Entries with chart source code
•••

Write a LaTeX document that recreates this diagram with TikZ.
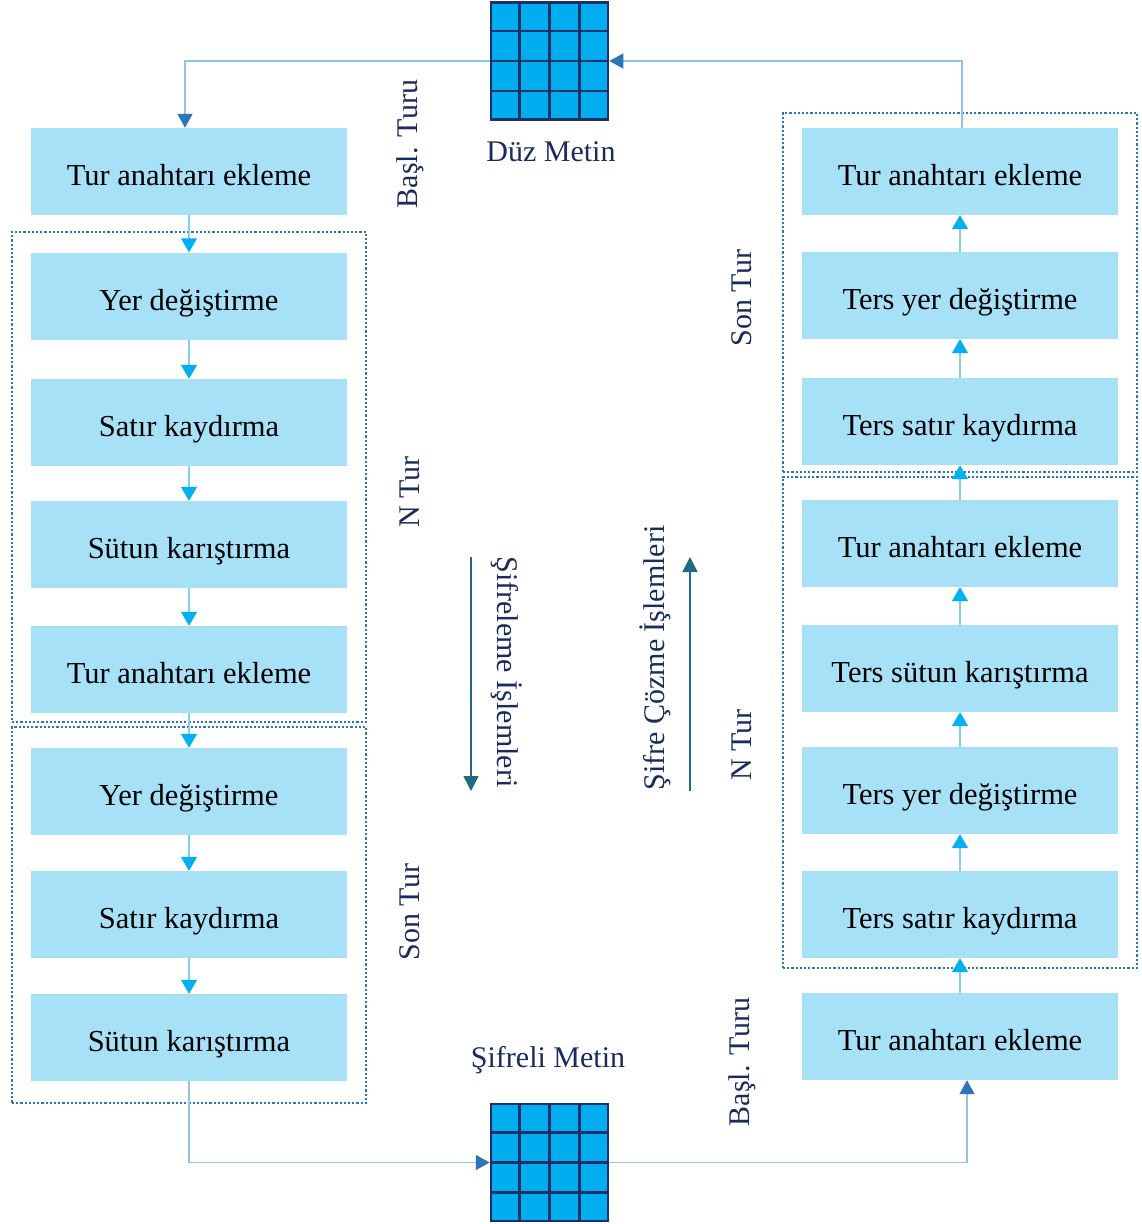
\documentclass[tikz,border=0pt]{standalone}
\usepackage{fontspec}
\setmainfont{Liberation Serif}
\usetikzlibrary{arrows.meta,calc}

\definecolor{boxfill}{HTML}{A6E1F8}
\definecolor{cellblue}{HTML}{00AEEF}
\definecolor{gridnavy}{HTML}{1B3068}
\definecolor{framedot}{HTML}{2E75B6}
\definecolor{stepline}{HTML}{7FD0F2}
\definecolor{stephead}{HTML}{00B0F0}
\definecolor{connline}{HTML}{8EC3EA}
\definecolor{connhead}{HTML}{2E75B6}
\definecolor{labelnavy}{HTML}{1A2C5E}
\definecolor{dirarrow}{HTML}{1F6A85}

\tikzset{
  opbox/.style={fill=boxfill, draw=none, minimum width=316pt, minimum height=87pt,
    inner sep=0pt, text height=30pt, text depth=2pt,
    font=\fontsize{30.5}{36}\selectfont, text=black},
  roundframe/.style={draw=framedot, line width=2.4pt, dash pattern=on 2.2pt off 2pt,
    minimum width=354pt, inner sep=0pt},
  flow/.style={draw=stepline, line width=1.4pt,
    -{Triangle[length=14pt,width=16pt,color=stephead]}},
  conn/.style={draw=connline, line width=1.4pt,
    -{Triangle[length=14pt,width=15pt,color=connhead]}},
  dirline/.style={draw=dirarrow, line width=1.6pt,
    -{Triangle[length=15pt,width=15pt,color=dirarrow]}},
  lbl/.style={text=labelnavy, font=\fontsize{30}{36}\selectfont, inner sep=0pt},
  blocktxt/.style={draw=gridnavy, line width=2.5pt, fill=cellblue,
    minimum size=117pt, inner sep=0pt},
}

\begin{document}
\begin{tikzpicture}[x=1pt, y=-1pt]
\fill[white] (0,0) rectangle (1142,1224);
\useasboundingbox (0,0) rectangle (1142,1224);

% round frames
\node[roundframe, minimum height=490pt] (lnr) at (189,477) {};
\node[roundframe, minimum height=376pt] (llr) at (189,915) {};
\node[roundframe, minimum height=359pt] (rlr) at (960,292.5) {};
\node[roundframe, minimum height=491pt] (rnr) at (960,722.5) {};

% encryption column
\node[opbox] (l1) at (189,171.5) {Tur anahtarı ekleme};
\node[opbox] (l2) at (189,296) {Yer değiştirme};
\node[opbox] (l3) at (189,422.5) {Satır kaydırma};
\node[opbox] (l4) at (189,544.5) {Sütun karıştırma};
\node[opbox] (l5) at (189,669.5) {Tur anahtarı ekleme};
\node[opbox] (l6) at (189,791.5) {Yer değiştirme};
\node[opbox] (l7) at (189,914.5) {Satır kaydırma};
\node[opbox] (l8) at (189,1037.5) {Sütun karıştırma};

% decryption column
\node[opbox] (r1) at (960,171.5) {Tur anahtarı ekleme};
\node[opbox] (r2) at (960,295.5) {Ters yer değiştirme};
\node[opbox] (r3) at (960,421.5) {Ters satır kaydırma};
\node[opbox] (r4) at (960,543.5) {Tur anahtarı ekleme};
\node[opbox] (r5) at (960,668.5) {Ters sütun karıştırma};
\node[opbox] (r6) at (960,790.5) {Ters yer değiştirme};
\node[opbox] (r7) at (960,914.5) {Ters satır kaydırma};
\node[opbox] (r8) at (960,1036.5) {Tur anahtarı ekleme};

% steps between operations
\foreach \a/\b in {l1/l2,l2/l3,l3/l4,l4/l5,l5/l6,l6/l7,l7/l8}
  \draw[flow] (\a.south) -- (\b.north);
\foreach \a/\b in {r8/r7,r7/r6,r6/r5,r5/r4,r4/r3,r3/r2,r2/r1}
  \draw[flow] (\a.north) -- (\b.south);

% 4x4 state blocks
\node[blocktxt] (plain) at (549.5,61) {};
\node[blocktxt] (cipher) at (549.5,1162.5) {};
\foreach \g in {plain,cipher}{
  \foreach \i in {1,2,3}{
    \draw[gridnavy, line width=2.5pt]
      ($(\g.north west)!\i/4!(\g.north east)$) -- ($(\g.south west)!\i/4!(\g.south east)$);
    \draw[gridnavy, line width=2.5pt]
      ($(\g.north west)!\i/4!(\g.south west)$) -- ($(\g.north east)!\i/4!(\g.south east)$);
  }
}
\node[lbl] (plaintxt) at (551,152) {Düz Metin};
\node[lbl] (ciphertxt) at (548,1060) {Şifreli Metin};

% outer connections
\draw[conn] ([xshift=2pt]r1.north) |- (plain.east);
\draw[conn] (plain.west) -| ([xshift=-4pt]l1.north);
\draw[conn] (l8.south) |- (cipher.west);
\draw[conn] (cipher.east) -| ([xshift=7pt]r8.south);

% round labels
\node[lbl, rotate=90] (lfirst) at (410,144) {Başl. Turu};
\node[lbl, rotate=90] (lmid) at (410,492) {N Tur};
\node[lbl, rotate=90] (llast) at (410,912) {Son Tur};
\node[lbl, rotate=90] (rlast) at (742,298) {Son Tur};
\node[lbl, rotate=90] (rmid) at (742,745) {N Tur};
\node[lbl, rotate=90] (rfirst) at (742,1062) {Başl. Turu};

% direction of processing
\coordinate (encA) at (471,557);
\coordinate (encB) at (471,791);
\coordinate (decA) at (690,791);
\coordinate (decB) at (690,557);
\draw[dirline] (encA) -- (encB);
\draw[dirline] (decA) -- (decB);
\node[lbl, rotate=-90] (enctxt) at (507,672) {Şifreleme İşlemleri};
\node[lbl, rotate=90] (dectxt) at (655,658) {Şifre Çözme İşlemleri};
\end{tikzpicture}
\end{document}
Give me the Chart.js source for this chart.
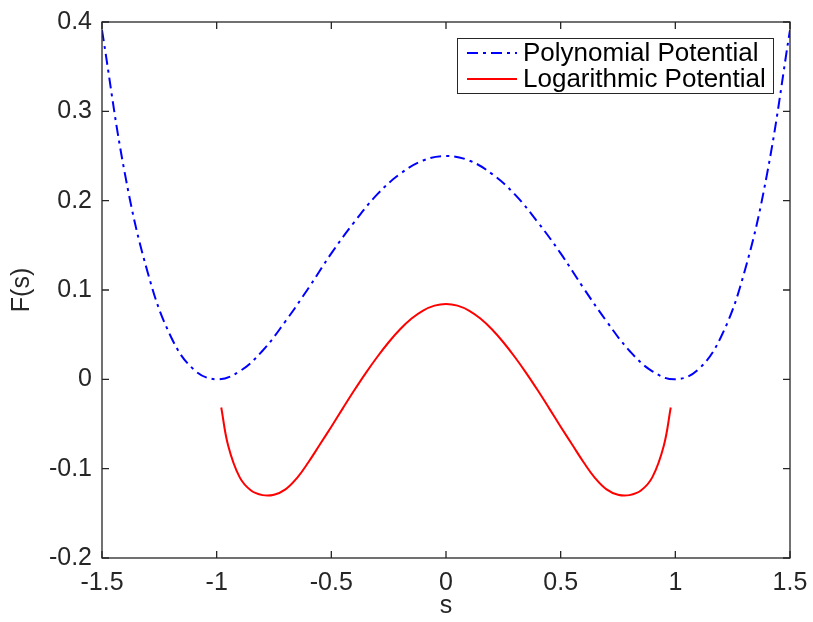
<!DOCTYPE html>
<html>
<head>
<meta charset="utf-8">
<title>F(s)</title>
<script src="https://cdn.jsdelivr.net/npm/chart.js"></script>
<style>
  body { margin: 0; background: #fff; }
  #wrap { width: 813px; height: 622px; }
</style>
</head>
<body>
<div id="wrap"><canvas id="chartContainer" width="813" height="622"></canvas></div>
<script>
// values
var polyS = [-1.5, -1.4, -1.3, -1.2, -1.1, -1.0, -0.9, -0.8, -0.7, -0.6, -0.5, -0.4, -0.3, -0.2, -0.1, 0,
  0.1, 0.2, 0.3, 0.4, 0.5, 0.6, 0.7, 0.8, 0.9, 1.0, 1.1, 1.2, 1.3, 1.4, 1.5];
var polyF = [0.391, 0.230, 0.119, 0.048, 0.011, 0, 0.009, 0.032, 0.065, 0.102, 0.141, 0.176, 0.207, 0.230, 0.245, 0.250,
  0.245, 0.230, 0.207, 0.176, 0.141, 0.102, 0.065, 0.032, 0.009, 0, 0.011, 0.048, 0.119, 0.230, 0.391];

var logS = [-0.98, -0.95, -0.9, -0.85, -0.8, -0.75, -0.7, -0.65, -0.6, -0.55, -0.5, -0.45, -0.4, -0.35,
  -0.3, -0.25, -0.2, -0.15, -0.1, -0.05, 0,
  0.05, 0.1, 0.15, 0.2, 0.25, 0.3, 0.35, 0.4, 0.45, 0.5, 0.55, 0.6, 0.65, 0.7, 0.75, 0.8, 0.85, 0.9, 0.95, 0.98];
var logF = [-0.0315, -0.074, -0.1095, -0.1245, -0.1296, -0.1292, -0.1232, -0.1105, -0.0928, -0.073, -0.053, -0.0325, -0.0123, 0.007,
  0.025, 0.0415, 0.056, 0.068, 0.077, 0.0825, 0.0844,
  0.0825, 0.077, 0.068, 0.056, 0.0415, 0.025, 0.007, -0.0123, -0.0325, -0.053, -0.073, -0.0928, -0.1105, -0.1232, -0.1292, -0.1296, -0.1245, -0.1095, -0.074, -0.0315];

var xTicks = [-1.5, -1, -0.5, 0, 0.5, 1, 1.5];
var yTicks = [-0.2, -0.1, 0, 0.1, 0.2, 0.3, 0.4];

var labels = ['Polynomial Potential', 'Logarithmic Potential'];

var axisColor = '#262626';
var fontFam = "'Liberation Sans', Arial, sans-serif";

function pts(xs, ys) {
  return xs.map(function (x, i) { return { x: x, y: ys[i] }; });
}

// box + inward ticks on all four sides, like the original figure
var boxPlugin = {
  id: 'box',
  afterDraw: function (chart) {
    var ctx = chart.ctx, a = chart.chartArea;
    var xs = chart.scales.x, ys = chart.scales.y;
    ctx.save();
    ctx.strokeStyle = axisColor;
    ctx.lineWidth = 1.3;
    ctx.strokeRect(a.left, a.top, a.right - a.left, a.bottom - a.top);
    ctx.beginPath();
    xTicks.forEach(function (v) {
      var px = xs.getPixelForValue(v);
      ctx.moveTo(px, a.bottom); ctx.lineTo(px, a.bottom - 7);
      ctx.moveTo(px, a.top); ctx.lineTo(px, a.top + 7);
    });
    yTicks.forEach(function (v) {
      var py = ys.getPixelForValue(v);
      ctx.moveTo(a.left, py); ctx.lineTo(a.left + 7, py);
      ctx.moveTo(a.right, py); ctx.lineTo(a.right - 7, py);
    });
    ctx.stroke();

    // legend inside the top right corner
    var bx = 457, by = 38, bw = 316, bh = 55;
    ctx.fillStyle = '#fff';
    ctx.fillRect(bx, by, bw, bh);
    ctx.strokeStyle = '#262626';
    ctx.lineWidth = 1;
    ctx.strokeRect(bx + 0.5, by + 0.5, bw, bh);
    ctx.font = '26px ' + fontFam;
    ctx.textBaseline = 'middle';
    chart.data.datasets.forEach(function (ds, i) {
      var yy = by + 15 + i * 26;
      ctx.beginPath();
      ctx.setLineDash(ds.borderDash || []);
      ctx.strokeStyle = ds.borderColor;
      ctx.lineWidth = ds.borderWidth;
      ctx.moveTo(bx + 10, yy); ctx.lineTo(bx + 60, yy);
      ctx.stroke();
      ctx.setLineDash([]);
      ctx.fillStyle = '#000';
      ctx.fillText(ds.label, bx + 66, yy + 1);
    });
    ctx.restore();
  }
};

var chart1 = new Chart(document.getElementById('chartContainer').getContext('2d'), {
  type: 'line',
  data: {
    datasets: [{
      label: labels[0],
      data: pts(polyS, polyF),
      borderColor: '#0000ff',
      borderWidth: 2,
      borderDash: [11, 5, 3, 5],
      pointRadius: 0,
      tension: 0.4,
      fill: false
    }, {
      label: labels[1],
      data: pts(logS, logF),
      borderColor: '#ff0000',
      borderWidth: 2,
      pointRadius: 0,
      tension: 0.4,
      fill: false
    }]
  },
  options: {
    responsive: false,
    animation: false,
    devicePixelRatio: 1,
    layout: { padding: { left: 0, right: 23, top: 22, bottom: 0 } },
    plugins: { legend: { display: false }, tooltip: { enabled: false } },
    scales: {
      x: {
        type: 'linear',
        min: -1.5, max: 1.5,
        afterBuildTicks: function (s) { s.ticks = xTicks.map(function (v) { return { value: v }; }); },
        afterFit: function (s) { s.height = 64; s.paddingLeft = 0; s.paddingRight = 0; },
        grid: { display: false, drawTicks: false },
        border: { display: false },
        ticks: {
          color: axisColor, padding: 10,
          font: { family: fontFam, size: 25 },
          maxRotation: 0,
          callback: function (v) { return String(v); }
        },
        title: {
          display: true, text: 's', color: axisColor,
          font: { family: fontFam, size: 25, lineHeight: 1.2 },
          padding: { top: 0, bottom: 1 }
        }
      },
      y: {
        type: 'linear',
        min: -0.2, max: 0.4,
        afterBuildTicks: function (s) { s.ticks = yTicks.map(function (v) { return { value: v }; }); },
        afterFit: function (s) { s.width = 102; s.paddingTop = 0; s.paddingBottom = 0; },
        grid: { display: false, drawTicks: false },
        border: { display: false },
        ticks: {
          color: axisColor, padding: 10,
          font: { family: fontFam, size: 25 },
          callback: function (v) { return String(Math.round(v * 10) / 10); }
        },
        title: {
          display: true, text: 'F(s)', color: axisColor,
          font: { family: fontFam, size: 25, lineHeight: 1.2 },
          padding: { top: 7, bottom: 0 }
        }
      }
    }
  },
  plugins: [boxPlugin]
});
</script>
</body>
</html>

•••

Go through the listing above and list every line that has the word "this".

Write a LaTeX document that recreates this diagram with TikZ.
Give me the Chart.js source for this chart.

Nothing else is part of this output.